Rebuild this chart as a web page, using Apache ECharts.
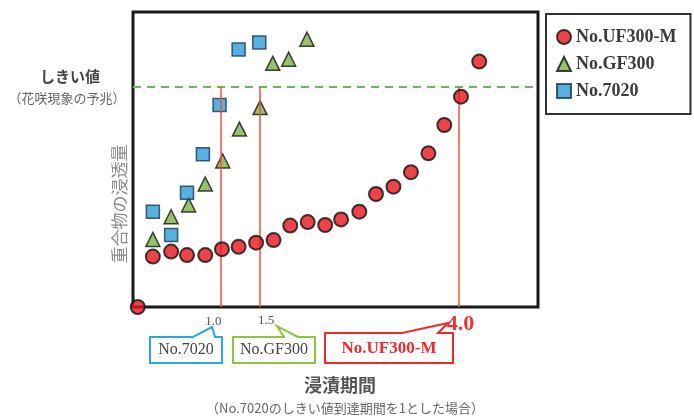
<!DOCTYPE html>
<html><head><meta charset="utf-8">
<script src="https://cdn.jsdelivr.net/npm/echarts@6/dist/echarts.min.js"></script>
<style>html,body{margin:0;padding:0;background:#fff}#c{width:694px;height:417px}</style>
</head><body><div id="c"></div>
<script>
// ---- data ----
const seriesNames = ['No.UF300-M', 'No.GF300', 'No.7020'];
const uf300x = [-0.04, 0.15, 0.38, 0.58, 0.81, 1.02, 1.23, 1.45, 1.67, 1.88, 2.10, 2.32, 2.52, 2.75, 2.96, 3.18, 3.40, 3.62, 3.82, 4.03, 4.26];
const uf300y = [0, 17.1, 18.8, 17.6, 17.6, 19.6, 20.4, 21.8, 22.7, 27.6, 28.8, 27.8, 29.7, 32.3, 38.3, 40.8, 45.7, 52.1, 61.7, 71.3, 83.2];
const gf300x = [0.15, 0.38, 0.60, 0.81, 1.03, 1.24, 1.50, 1.66, 1.86, 2.09];
const gf300y = [22.9, 30.6, 34.6, 41.7, 49.5, 60.3, 67.6, 82.6, 84.0, 90.8];
const n7020x = [0.15, 0.38, 0.58, 0.78, 0.99, 1.23, 1.49];
const n7020y = [32.3, 24.4, 38.7, 51.8, 68.5, 87.3, 89.7];
const thresholdValue = 74.7;
const reachTimes = [1.0, 1.5, 4.0];
const reachLabels = ['1.0', '1.5', '4.0'];

const zip = (xs, ys) => xs.map((x, i) => [x, ys[i]]);
const SERIF = '"Liberation Serif","Noto Sans CJK JP",serif';
const CJK = '"Noto Sans CJK JP","Liberation Serif",sans-serif';

const chart = echarts.init(document.getElementById('c'), null, {renderer: 'canvas'});
const option = {
  animation: false,
  grid: {left: 133, top: 12, right: 156, bottom: 110, show: true, borderColor: '#1a1a1a', borderWidth: 3, backgroundColor: '#fff'},
  xAxis: {type: 'value', min: -0.1, max: 5.0, axisLine: {show: false}, axisTick: {show: false}, axisLabel: {show: false}, splitLine: {show: false}},
  yAxis: {type: 'value', min: 0, max: 100, axisLine: {show: false}, axisTick: {show: false}, axisLabel: {show: false}, splitLine: {show: false}},
  legend: {
    data: seriesNames, orient: 'vertical', left: 546, top: 14,
    padding: [14, 14, 14, 10], itemGap: 9, itemWidth: 14, itemHeight: 14,
    borderColor: '#333', borderWidth: 2,
    textStyle: {fontFamily: SERIF, fontSize: 18, fontWeight: 'bold', color: '#3a3a3a'}
  },
  series: [
    {
      name: 'guides', type: 'scatter', data: [], z: 1, silent: true,
      markLine: {
        symbol: 'none', silent: true, label: {show: false}, animation: false,
        data: [
          {yAxis: thresholdValue, lineStyle: {color: '#66bb55', width: 2, type: [8, 6]}},
          ...reachTimes.map(t => [
            {coord: [t, thresholdValue], lineStyle: {color: '#f0503c', width: 1.5, type: 'solid'}},
            {coord: [t, 0]}
          ])
        ]
      }
    },
    {
      name: seriesNames[0], type: 'scatter', z: 5, clip: false, symbol: 'circle', symbolSize: 14,
      itemStyle: {color: '#e8141c', borderColor: '#111', borderWidth: 2},
      data: zip(uf300x, uf300y)
    },
    {
      name: seriesNames[1], type: 'scatter', z: 4, clip: false, symbol: 'triangle', symbolSize: 14,
      itemStyle: {color: '#7cb445', borderColor: '#111', borderWidth: 1.5},
      data: zip(gf300x, gf300y)
    },
    {
      name: seriesNames[2], type: 'scatter', z: 4, clip: false, symbol: 'rect', symbolSize: 13,
      itemStyle: {color: '#2c9ed8', borderColor: '#1c3552', borderWidth: 1.5},
      data: zip(n7020x, n7020y)
    }
  ]
};
chart.setOption(option);

const px = v => chart.convertToPixel({gridIndex: 0}, [v, 0]);
const p1 = px(reachTimes[0]), p15 = px(reachTimes[1]), p4 = px(reachTimes[2]);
const baseY = p1[1];

function callout(pts, color) {
  return {type: 'polygon', shape: {points: pts}, style: {fill: '#fff', stroke: color, lineWidth: 2}, z: 10};
}
const graphics = [
  // tick annotations
  {type: 'text', x: p1[0] - 7, y: baseY + 15, style: {text: reachLabels[0], font: '13px ' + SERIF, fill: '#555', align: 'center', verticalAlign: 'middle'}, z: 11},
  {type: 'text', x: p15[0] + 6, y: baseY + 14, style: {text: reachLabels[1], font: '13px ' + SERIF, fill: '#555', align: 'center', verticalAlign: 'middle'}, z: 11},
  {type: 'text', x: p4[0] + 2, y: baseY + 17, style: {text: reachLabels[2], font: 'bold 22px ' + SERIF, fill: '#ee3333', align: 'center', verticalAlign: 'middle'}, z: 11},
  // callouts
  callout([[150,337],[193,337],[212,327],[215,337],[222,337],[222,363],[150,363]], '#2aa7e0'),
  callout([[233,337],[284,337],[277,326],[298,337],[315,337],[315,363],[233,363]], '#8cc63f'),
  callout([[325,333],[402,333],[448,323],[438,333],[453,333],[453,363],[325,363]], '#ee2a2a'),
  {type: 'text', x: 186, y: 350, style: {text: 'No.7020', font: '16px ' + SERIF, fill: '#444', align: 'center', verticalAlign: 'middle'}, z: 11},
  {type: 'text', x: 274, y: 350, style: {text: 'No.GF300', font: '16px ' + SERIF, fill: '#444', align: 'center', verticalAlign: 'middle'}, z: 11},
  {type: 'text', x: 389, y: 349, style: {text: 'No.UF300-M', font: 'bold 17px ' + SERIF, fill: '#ee2a2a', align: 'center', verticalAlign: 'middle'}, z: 11},
  // axis titles
  {type: 'text', x: 340, y: 385, style: {text: '浸漬期間', font: 'bold 18px ' + CJK, fill: '#555', align: 'center', verticalAlign: 'middle'}},
  {type: 'text', x: 345, y: 408, style: {text: '（No.7020のしきい値到達期間を1とした場合）', font: '13px ' + CJK, fill: '#666', align: 'center', verticalAlign: 'middle'}},
  {type: 'text', x: 120, y: 204, rotation: Math.PI / 2, style: {text: '重合物の浸透量', font: '17px ' + CJK, fill: '#8a8a8a', align: 'center', verticalAlign: 'middle'}},
  {type: 'text', x: 70, y: 76, style: {text: 'しきい値', font: 'bold 15px ' + CJK, fill: '#444', align: 'center', verticalAlign: 'middle'}},
  {type: 'text', x: 67, y: 98, style: {text: '（花咲現象の予兆）', font: '13px ' + CJK, fill: '#666', align: 'center', verticalAlign: 'middle'}}
];
chart.setOption({graphic: graphics});
</script></body></html>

- **OBJECTIVE**:
Restate the listing above word for word, and skip the pictures.

- **RESPONSE FOR THIS EXERCISE**:
Rebuild this chart as a web page, using Apache ECharts.
<!DOCTYPE html>
<html><head><meta charset="utf-8">
<script src="https://cdn.jsdelivr.net/npm/echarts@6/dist/echarts.min.js"></script>
<style>html,body{margin:0;padding:0;background:#fff}#c{width:694px;height:417px}</style>
</head><body><div id="c"></div>
<script>
// ---- data ----
const seriesNames = ['No.UF300-M', 'No.GF300', 'No.7020'];
const uf300x = [-0.04, 0.15, 0.38, 0.58, 0.81, 1.02, 1.23, 1.45, 1.67, 1.88, 2.10, 2.32, 2.52, 2.75, 2.96, 3.18, 3.40, 3.62, 3.82, 4.03, 4.26];
const uf300y = [0, 17.1, 18.8, 17.6, 17.6, 19.6, 20.4, 21.8, 22.7, 27.6, 28.8, 27.8, 29.7, 32.3, 38.3, 40.8, 45.7, 52.1, 61.7, 71.3, 83.2];
const gf300x = [0.15, 0.38, 0.60, 0.81, 1.03, 1.24, 1.50, 1.66, 1.86, 2.09];
const gf300y = [22.9, 30.6, 34.6, 41.7, 49.5, 60.3, 67.6, 82.6, 84.0, 90.8];
const n7020x = [0.15, 0.38, 0.58, 0.78, 0.99, 1.23, 1.49];
const n7020y = [32.3, 24.4, 38.7, 51.8, 68.5, 87.3, 89.7];
const thresholdValue = 74.7;
const reachTimes = [1.0, 1.5, 4.0];
const reachLabels = ['1.0', '1.5', '4.0'];

const zip = (xs, ys) => xs.map((x, i) => [x, ys[i]]);
const SERIF = '"Liberation Serif","Noto Sans CJK JP",serif';
const CJK = '"Noto Sans CJK JP","Liberation Serif",sans-serif';

const chart = echarts.init(document.getElementById('c'), null, {renderer: 'canvas'});
const option = {
  animation: false,
  grid: {left: 133, top: 12, right: 156, bottom: 110, show: true, borderColor: '#1a1a1a', borderWidth: 3, backgroundColor: '#fff'},
  xAxis: {type: 'value', min: -0.1, max: 5.0, axisLine: {show: false}, axisTick: {show: false}, axisLabel: {show: false}, splitLine: {show: false}},
  yAxis: {type: 'value', min: 0, max: 100, axisLine: {show: false}, axisTick: {show: false}, axisLabel: {show: false}, splitLine: {show: false}},
  legend: {
    data: seriesNames, orient: 'vertical', left: 546, top: 14,
    padding: [14, 14, 14, 10], itemGap: 9, itemWidth: 14, itemHeight: 14,
    borderColor: '#333', borderWidth: 2,
    textStyle: {fontFamily: SERIF, fontSize: 18, fontWeight: 'bold', color: '#3a3a3a'}
  },
  series: [
    {
      name: 'guides', type: 'scatter', data: [], z: 1, silent: true,
      markLine: {
        symbol: 'none', silent: true, label: {show: false}, animation: false,
        data: [
          {yAxis: thresholdValue, lineStyle: {color: '#66bb55', width: 2, type: [8, 6]}},
          ...reachTimes.map(t => [
            {coord: [t, thresholdValue], lineStyle: {color: '#f0503c', width: 1.5, type: 'solid'}},
            {coord: [t, 0]}
          ])
        ]
      }
    },
    {
      name: seriesNames[0], type: 'scatter', z: 5, clip: false, symbol: 'circle', symbolSize: 14,
      itemStyle: {color: '#e8141c', borderColor: '#111', borderWidth: 2},
      data: zip(uf300x, uf300y)
    },
    {
      name: seriesNames[1], type: 'scatter', z: 4, clip: false, symbol: 'triangle', symbolSize: 14,
      itemStyle: {color: '#7cb445', borderColor: '#111', borderWidth: 1.5},
      data: zip(gf300x, gf300y)
    },
    {
      name: seriesNames[2], type: 'scatter', z: 4, clip: false, symbol: 'rect', symbolSize: 13,
      itemStyle: {color: '#2c9ed8', borderColor: '#1c3552', borderWidth: 1.5},
      data: zip(n7020x, n7020y)
    }
  ]
};
chart.setOption(option);

const px = v => chart.convertToPixel({gridIndex: 0}, [v, 0]);
const p1 = px(reachTimes[0]), p15 = px(reachTimes[1]), p4 = px(reachTimes[2]);
const baseY = p1[1];

function callout(pts, color) {
  return {type: 'polygon', shape: {points: pts}, style: {fill: '#fff', stroke: color, lineWidth: 2}, z: 10};
}
const graphics = [
  // tick annotations
  {type: 'text', x: p1[0] - 7, y: baseY + 15, style: {text: reachLabels[0], font: '13px ' + SERIF, fill: '#555', align: 'center', verticalAlign: 'middle'}, z: 11},
  {type: 'text', x: p15[0] + 6, y: baseY + 14, style: {text: reachLabels[1], font: '13px ' + SERIF, fill: '#555', align: 'center', verticalAlign: 'middle'}, z: 11},
  {type: 'text', x: p4[0] + 2, y: baseY + 17, style: {text: reachLabels[2], font: 'bold 22px ' + SERIF, fill: '#ee3333', align: 'center', verticalAlign: 'middle'}, z: 11},
  // callouts
  callout([[150,337],[193,337],[212,327],[215,337],[222,337],[222,363],[150,363]], '#2aa7e0'),
  callout([[233,337],[284,337],[277,326],[298,337],[315,337],[315,363],[233,363]], '#8cc63f'),
  callout([[325,333],[402,333],[448,323],[438,333],[453,333],[453,363],[325,363]], '#ee2a2a'),
  {type: 'text', x: 186, y: 350, style: {text: 'No.7020', font: '16px ' + SERIF, fill: '#444', align: 'center', verticalAlign: 'middle'}, z: 11},
  {type: 'text', x: 274, y: 350, style: {text: 'No.GF300', font: '16px ' + SERIF, fill: '#444', align: 'center', verticalAlign: 'middle'}, z: 11},
  {type: 'text', x: 389, y: 349, style: {text: 'No.UF300-M', font: 'bold 17px ' + SERIF, fill: '#ee2a2a', align: 'center', verticalAlign: 'middle'}, z: 11},
  // axis titles
  {type: 'text', x: 340, y: 385, style: {text: '浸漬期間', font: 'bold 18px ' + CJK, fill: '#555', align: 'center', verticalAlign: 'middle'}},
  {type: 'text', x: 345, y: 408, style: {text: '（No.7020のしきい値到達期間を1とした場合）', font: '13px ' + CJK, fill: '#666', align: 'center', verticalAlign: 'middle'}},
  {type: 'text', x: 120, y: 204, rotation: Math.PI / 2, style: {text: '重合物の浸透量', font: '17px ' + CJK, fill: '#8a8a8a', align: 'center', verticalAlign: 'middle'}},
  {type: 'text', x: 70, y: 76, style: {text: 'しきい値', font: 'bold 15px ' + CJK, fill: '#444', align: 'center', verticalAlign: 'middle'}},
  {type: 'text', x: 67, y: 98, style: {text: '（花咲現象の予兆）', font: '13px ' + CJK, fill: '#666', align: 'center', verticalAlign: 'middle'}}
];
chart.setOption({graphic: graphics});
</script></body></html>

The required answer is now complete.